Dataset excerpt:
┄┄┄┄┄┄┄┄┄┄

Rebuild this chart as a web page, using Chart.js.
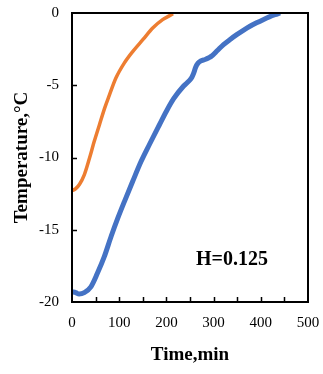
<!DOCTYPE html>
<html>
<head>
<meta charset="utf-8">
<script src="https://cdn.jsdelivr.net/npm/chart.js@4/dist/chart.umd.min.js"></script>
<style>
  html, body { margin: 0; padding: 0; background: #fff; }
  #wrap { width: 323px; height: 374px; }
</style>
</head>
<body>
<div id="wrap"><canvas id="chart1"></canvas></div>
<script>
// orange curve (time in min, temperature in degC)
var orangeTime = [0, 8, 16, 26, 37, 47, 58, 69, 79, 93, 111, 129, 150, 171, 192, 206, 214];
var orangeTemp = [-12.3, -12.15, -11.85, -11.2, -10.05, -8.9, -7.75, -6.6, -5.7, -4.5, -3.45, -2.65, -1.85, -1.04, -0.46, -0.2, -0.05];

// blue curve
var blueTime = [0, 8, 15, 26, 40, 54, 68, 83, 97, 111, 128, 146, 164, 185, 200, 215, 236, 248, 254, 258, 262, 267, 274, 282, 290, 296, 308, 321, 335, 349, 363, 377, 391, 405, 418, 430, 441];
var blueTemp = [-19.3, -19.35, -19.45, -19.35, -18.95, -18.0, -16.9, -15.45, -14.2, -13.05, -11.7, -10.3, -9.1, -7.75, -6.8, -5.95, -5.07, -4.7, -4.45, -4.15, -3.75, -3.47, -3.3, -3.22, -3.1, -2.98, -2.6, -2.19, -1.83, -1.5, -1.2, -0.92, -0.68, -0.46, -0.27, -0.12, 0];

var xTicks = [0, 100, 200, 300, 400, 500];
var yTicks = [-20, -15, -10, -5, 0];
var note = "H=0.125";
var notePos = [339, -17.1];

function toPoints(xs, ys) {
    return xs.map(function (x, i) { return { x: x, y: ys[i] }; });
}

function noPadding(scale) {
    scale.paddingLeft = 0;
    scale.paddingRight = 0;
    scale.paddingTop = 0;
    scale.paddingBottom = 0;
}

// frame, inward ticks and the label inside the plot
var framePlugin = {
    id: "frame",
    afterDatasetsDraw: function (chart) {
        var ctx = chart.ctx;
        var a = chart.chartArea;
        var xs = chart.scales.x, ys = chart.scales.y;
        ctx.save();
        ctx.strokeStyle = "#000";
        ctx.lineWidth = 2;
        ctx.strokeRect(a.left, a.top, a.right - a.left, a.bottom - a.top);
        ctx.lineWidth = 1.5;
        ctx.beginPath();
        for (var v = 50; v < 500; v += 50) {
            var px = Math.round(xs.getPixelForValue(v)) + 0.5;
            ctx.moveTo(px, a.bottom);
            ctx.lineTo(px, a.bottom - 5);
        }
        for (var k = 1; k < yTicks.length - 1; k++) {
            var py = Math.round(ys.getPixelForValue(yTicks[k])) + 0.5;
            ctx.moveTo(a.left, py);
            ctx.lineTo(a.left + 5, py);
        }
        ctx.stroke();
        ctx.fillStyle = "#000";
        ctx.font = "bold 20px 'Liberation Serif'";
        ctx.textAlign = "center";
        ctx.textBaseline = "middle";
        ctx.fillText(note, xs.getPixelForValue(notePos[0]), ys.getPixelForValue(notePos[1]));
        ctx.restore();
    }
};

var ctx1 = document.getElementById("chart1").getContext("2d");
new Chart(ctx1, {
    type: "line",
    data: {
        datasets: [
            {
                label: "Orange",
                data: toPoints(orangeTime, orangeTemp),
                borderColor: "#ED7D31",
                borderWidth: 3.5,
                pointRadius: 0,
                fill: false,
                cubicInterpolationMode: "monotone"
            },
            {
                label: "Blue",
                data: toPoints(blueTime, blueTemp),
                borderColor: "#4472C4",
                borderWidth: 5,
                pointRadius: 0,
                fill: false,
                cubicInterpolationMode: "monotone"
            }
        ]
    },
    options: {
        responsive: true,
        maintainAspectRatio: false,
        animation: false,
        layout: { padding: { top: 13, right: 15, bottom: 8, left: 11 } },
        plugins: {
            legend: { display: false },
            tooltip: { enabled: false }
        },
        scales: {
            x: {
                type: "linear",
                min: 0,
                max: 500,
                afterBuildTicks: function (scale) {
                    scale.ticks = xTicks.map(function (v) { return { value: v }; });
                },
                afterFit: function (scale) { scale.height = 64; noPadding(scale); },
                grid: { display: false, drawTicks: false },
                border: { display: false },
                ticks: {
                    padding: 12,
                    color: "#000",
                    maxRotation: 0,
                    font: { family: "'Liberation Serif'", size: 15 }
                },
                title: {
                    display: true,
                    text: "Time,min",
                    color: "#000",
                    padding: 0,
                    font: { family: "'Liberation Serif'", size: 19, weight: "bold" }
                }
            },
            y: {
                type: "linear",
                min: -20,
                max: 0,
                afterBuildTicks: function (scale) {
                    scale.ticks = yTicks.map(function (v) { return { value: v }; });
                },
                afterFit: function (scale) { scale.width = 61; noPadding(scale); },
                grid: { display: false, drawTicks: false },
                border: { display: false },
                ticks: {
                    padding: 13,
                    color: "#000",
                    font: { family: "'Liberation Serif'", size: 15 }
                },
                title: {
                    display: true,
                    text: "Temperature,\u00B0C",
                    color: "#000",
                    padding: 0,
                    font: { family: "'Liberation Serif'", size: 19, weight: "bold" }
                }
            }
        }
    },
    plugins: [framePlugin]
});
</script>
</body>
</html>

┄┄┄┄┄┄┄┄┄┄

Objective: Without the pictures, output the full listing exactly as it stands.

Written reply:
Rebuild this chart as a web page, using Chart.js.
<!DOCTYPE html>
<html>
<head>
<meta charset="utf-8">
<script src="https://cdn.jsdelivr.net/npm/chart.js@4/dist/chart.umd.min.js"></script>
<style>
  html, body { margin: 0; padding: 0; background: #fff; }
  #wrap { width: 323px; height: 374px; }
</style>
</head>
<body>
<div id="wrap"><canvas id="chart1"></canvas></div>
<script>
// orange curve (time in min, temperature in degC)
var orangeTime = [0, 8, 16, 26, 37, 47, 58, 69, 79, 93, 111, 129, 150, 171, 192, 206, 214];
var orangeTemp = [-12.3, -12.15, -11.85, -11.2, -10.05, -8.9, -7.75, -6.6, -5.7, -4.5, -3.45, -2.65, -1.85, -1.04, -0.46, -0.2, -0.05];

// blue curve
var blueTime = [0, 8, 15, 26, 40, 54, 68, 83, 97, 111, 128, 146, 164, 185, 200, 215, 236, 248, 254, 258, 262, 267, 274, 282, 290, 296, 308, 321, 335, 349, 363, 377, 391, 405, 418, 430, 441];
var blueTemp = [-19.3, -19.35, -19.45, -19.35, -18.95, -18.0, -16.9, -15.45, -14.2, -13.05, -11.7, -10.3, -9.1, -7.75, -6.8, -5.95, -5.07, -4.7, -4.45, -4.15, -3.75, -3.47, -3.3, -3.22, -3.1, -2.98, -2.6, -2.19, -1.83, -1.5, -1.2, -0.92, -0.68, -0.46, -0.27, -0.12, 0];

var xTicks = [0, 100, 200, 300, 400, 500];
var yTicks = [-20, -15, -10, -5, 0];
var note = "H=0.125";
var notePos = [339, -17.1];

function toPoints(xs, ys) {
    return xs.map(function (x, i) { return { x: x, y: ys[i] }; });
}

function noPadding(scale) {
    scale.paddingLeft = 0;
    scale.paddingRight = 0;
    scale.paddingTop = 0;
    scale.paddingBottom = 0;
}

// frame, inward ticks and the label inside the plot
var framePlugin = {
    id: "frame",
    afterDatasetsDraw: function (chart) {
        var ctx = chart.ctx;
        var a = chart.chartArea;
        var xs = chart.scales.x, ys = chart.scales.y;
        ctx.save();
        ctx.strokeStyle = "#000";
        ctx.lineWidth = 2;
        ctx.strokeRect(a.left, a.top, a.right - a.left, a.bottom - a.top);
        ctx.lineWidth = 1.5;
        ctx.beginPath();
        for (var v = 50; v < 500; v += 50) {
            var px = Math.round(xs.getPixelForValue(v)) + 0.5;
            ctx.moveTo(px, a.bottom);
            ctx.lineTo(px, a.bottom - 5);
        }
        for (var k = 1; k < yTicks.length - 1; k++) {
            var py = Math.round(ys.getPixelForValue(yTicks[k])) + 0.5;
            ctx.moveTo(a.left, py);
            ctx.lineTo(a.left + 5, py);
        }
        ctx.stroke();
        ctx.fillStyle = "#000";
        ctx.font = "bold 20px 'Liberation Serif'";
        ctx.textAlign = "center";
        ctx.textBaseline = "middle";
        ctx.fillText(note, xs.getPixelForValue(notePos[0]), ys.getPixelForValue(notePos[1]));
        ctx.restore();
    }
};

var ctx1 = document.getElementById("chart1").getContext("2d");
new Chart(ctx1, {
    type: "line",
    data: {
        datasets: [
            {
                label: "Orange",
                data: toPoints(orangeTime, orangeTemp),
                borderColor: "#ED7D31",
                borderWidth: 3.5,
                pointRadius: 0,
                fill: false,
                cubicInterpolationMode: "monotone"
            },
            {
                label: "Blue",
                data: toPoints(blueTime, blueTemp),
                borderColor: "#4472C4",
                borderWidth: 5,
                pointRadius: 0,
                fill: false,
                cubicInterpolationMode: "monotone"
            }
        ]
    },
    options: {
        responsive: true,
        maintainAspectRatio: false,
        animation: false,
        layout: { padding: { top: 13, right: 15, bottom: 8, left: 11 } },
        plugins: {
            legend: { display: false },
            tooltip: { enabled: false }
        },
        scales: {
            x: {
                type: "linear",
                min: 0,
                max: 500,
                afterBuildTicks: function (scale) {
                    scale.ticks = xTicks.map(function (v) { return { value: v }; });
                },
                afterFit: function (scale) { scale.height = 64; noPadding(scale); },
                grid: { display: false, drawTicks: false },
                border: { display: false },
                ticks: {
                    padding: 12,
                    color: "#000",
                    maxRotation: 0,
                    font: { family: "'Liberation Serif'", size: 15 }
                },
                title: {
                    display: true,
                    text: "Time,min",
                    color: "#000",
                    padding: 0,
                    font: { family: "'Liberation Serif'", size: 19, weight: "bold" }
                }
            },
            y: {
                type: "linear",
                min: -20,
                max: 0,
                afterBuildTicks: function (scale) {
                    scale.ticks = yTicks.map(function (v) { return { value: v }; });
                },
                afterFit: function (scale) { scale.width = 61; noPadding(scale); },
                grid: { display: false, drawTicks: false },
                border: { display: false },
                ticks: {
                    padding: 13,
                    color: "#000",
                    font: { family: "'Liberation Serif'", size: 15 }
                },
                title: {
                    display: true,
                    text: "Temperature,\u00B0C",
                    color: "#000",
                    padding: 0,
                    font: { family: "'Liberation Serif'", size: 19, weight: "bold" }
                }
            }
        }
    },
    plugins: [framePlugin]
});
</script>
</body>
</html>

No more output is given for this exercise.